SOMEONE WHO is burgling your house is clearly wrong. Yet, as the divided reaction to this case shows, there is a lot of sympathy with the victims of crime. People must have read this tragic story and thought: "There but for the grace of God ..."

The Evening

Standard

THE LAW properly forbids the use of unnecessary and undue force in cases where landowners seek to eject trespassers. But what constitutes undue force? What if a man is alone and outnumbered, living in an isolated area. What if the police cannot be relied on to respond quickly to an emergency call? The rules that apply in London may not hold in the countryside. In any discussion of rural crime the question of inadequate police provision must be addressed. Rationalisation of regional police services sounds fine in theory - but not if it leaves the villages of England without adequate protection from organised criminals.

The Sun

BY THE end of Friday 20 August, police had arrested a local farmer, Tony Martin, for allegedly shooting two men he caught attempting to burgle his farmhouse.
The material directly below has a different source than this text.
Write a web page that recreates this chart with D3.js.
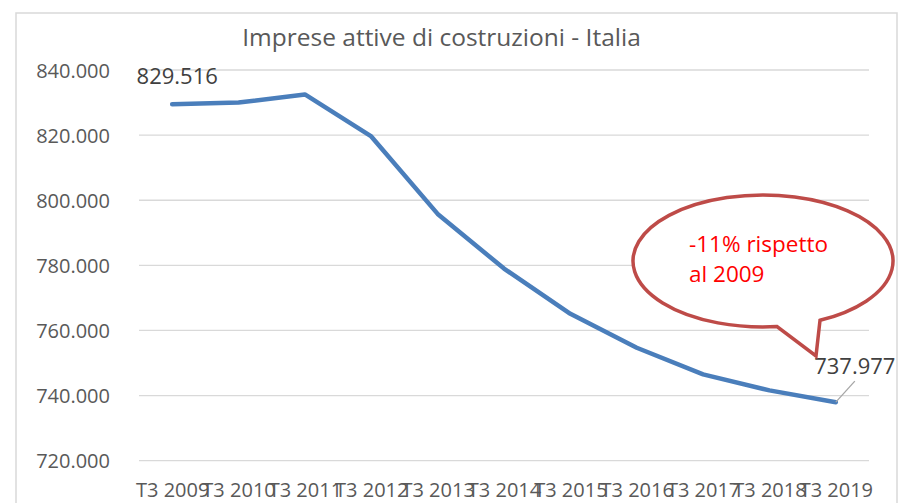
<!DOCTYPE html>
<html><head><meta charset="utf-8">
<script src="https://cdn.jsdelivr.net/npm/d3@7"></script>
<style>html,body{margin:0;padding:0;background:#fff;}svg{display:block;}</style>
</head><body>
<svg id="c" width="902" height="503"></svg>
<script>
const categories = ["T3 2009","T3 2010","T3 2011","T3 2012","T3 2013","T3 2014","T3 2015","T3 2016","T3 2017","T3 2018","T3 2019"];
const values = [829516, 830000, 832500, 819600, 795800, 779000, 765100, 754700, 746500, 741600, 737977];
const yTicks = [720000, 740000, 760000, 780000, 800000, 820000, 840000];
const title = "Imprese attive di costruzioni - Italia";
const calloutLines = ["-11% rispetto", "al 2009"];

const FONT = "'Open Sans', 'Liberation Sans', sans-serif";
const svg = d3.select("#c");
const it = d3.formatLocale({decimal: ",", thousands: ".", grouping: [3], currency: ["€", ""]});
const fmtInt = v => it.format(",")(v);

// outer chart border
svg.append("rect").attr("x", 16).attr("y", 13).attr("width", 881).attr("height", 500)
  .attr("fill", "#fff").attr("stroke", "#d9d9d9").attr("stroke-width", 1.5);

const x = d3.scalePoint().domain(categories).range([139, 869]).padding(0.5);
const y = d3.scaleLinear().domain([720000, 840000]).range([460.7, 70]);

// gridlines
svg.append("g").selectAll("line").data(yTicks).join("line")
  .attr("x1", 139).attr("x2", 869)
  .attr("y1", d => y(d)).attr("y2", d => y(d))
  .attr("stroke", "#d9d9d9").attr("stroke-width", 1.3);

// y axis labels
const yAxis = d3.axisLeft(y).tickValues(yTicks).tickFormat(fmtInt).tickSize(0).tickPadding(0);
const gy = svg.append("g").attr("transform", "translate(110,0)").call(yAxis);
gy.select(".domain").remove();
gy.selectAll("text").attr("fill", "#595959").style("font-family", FONT).style("font-size", "20px").attr("dy", "0.35em");

// x axis labels
const xAxis = d3.axisBottom(x).tickSize(0).tickPadding(0);
const gx = svg.append("g").attr("transform", "translate(0,478)").call(xAxis);
gx.select(".domain").remove();
gx.selectAll("text").attr("fill", "#595959").style("font-family", FONT).style("font-size", "20px").attr("dy", "0.95em");

// title
svg.append("text").attr("x", 441.5).attr("y", 46).attr("text-anchor", "middle")
  .attr("fill", "#595959").style("font-family", FONT).style("font-size", "24.5px").text(title);

// line
const line = d3.line().x((d, i) => x(categories[i])).y(d => y(d));
svg.append("path").datum(values).attr("d", line)
  .attr("fill", "none").attr("stroke", "#4a7ebb").attr("stroke-width", 4.5)
  .attr("stroke-linejoin", "round").attr("stroke-linecap", "round");

// data labels
const first = values[0], last = values[values.length - 1];
svg.append("text").attr("x", x(categories[0]) + 5).attr("y", 84).attr("text-anchor", "middle")
  .attr("fill", "#404040").style("font-family", FONT).style("font-size", "22px").text(fmtInt(first));
const lx = x(categories[categories.length - 1]), ly = y(last);
svg.append("line").attr("x1", lx).attr("y1", ly).attr("x2", lx + 19).attr("y2", ly - 21)
  .attr("stroke", "#a6a6a6").attr("stroke-width", 1.3);
svg.append("text").attr("x", lx + 19).attr("y", 374).attr("text-anchor", "middle")
  .attr("fill", "#404040").style("font-family", FONT).style("font-size", "22px").text(fmtInt(last));

// callout
const cx = 763, cy = 261, rx = 130, ry = 66;
const ptOn = xx => [xx, cy + ry * Math.sqrt(1 - Math.pow((xx - cx) / rx, 2))];
const bR = ptOn(820), bL = ptOn(777);
const tip = [816, 356];
const p = `M${bR[0]},${bR[1]} A${rx},${ry} 0 1 0 ${bL[0]},${bL[1]} L${tip[0]},${tip[1]} Z`;
svg.append("path").attr("d", p).attr("fill", "#fff").attr("stroke", "#be4b48")
  .attr("stroke-width", 3.5).attr("stroke-linejoin", "miter");
svg.append("g").selectAll("text").data(calloutLines).join("text")
  .attr("x", 689).attr("y", (d, i) => 252 + i * 30)
  .attr("fill", "#ff0000").style("font-family", FONT).style("font-size", "22.5px").text(d => d);
</script>
</body></html>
One of the men died. Good. Blown Away For Thieving, as one newspaper wailed. Serves him right. We employ the police to protect us. When they fail to do that, we should be entitled to defend ourselves. Once a burglar gains entry to your property, the contract between public and police has broken down. And you should be entitled to take any action necessary against the intruder, up to and including shooting them dead. Someone who breaks into a home puts himself outside the law and forfeits his rights. (Richard Littlejohn)

The Times

THE MURDER mystery engulfing East Anglian farmer Tony Martin is not part of some satisfying intellectual puzzle for Inspector Dalgleish. It is a stark moral rebuke for the policemen with whom P D James's middle- class readers have to deal. No citizen, however frustrated with the failure of the police to protect them, should act in defiance of the law. Vigilantes inflict damage on the moral order which is their best protection. When citizens can neither rebuke young thugs for rowdiness, nor cause burglars to think twice before trespassing, for fear of themselves being prosecuted, then the law is more than an ass. It is a rogue elephant trampling down the protection we all have a right to expect. (Michael Gove)

Daily

Telegraph

RURAL LIFE is becoming disfigured by petty vandalism and burglary, as increased mobility allows people from towns to travel easily into the countryside. Rural communities feel unable to defend themselves and look to the police for protection. Too often the police fail to meet this reasonable expectation. The law is clear that householders have the right to use reasonable force in defence of themselves and their property. But if the police cannot provide protection, the householder will need a more generous definition of self-defence. The violation of privacy and freedom that burglary involves is great: the householder should feel able to use whatever reasonable force is necessary to defeat it.

Daily Mail

IT ISN'T surprising that many believe that they can no longer rely on the police. Nor is it surprising that some come to believe, albeit misguidedly, that they must try to look after themselves. Such developments clearly cannot be tolerated. But the answer is straightforward. The police must return to the countryside. Britain is not, after all, the size of Australia. It is a small island, all of whose citizens - those in villages no less than those in towns - have an equal right to receive proper protection.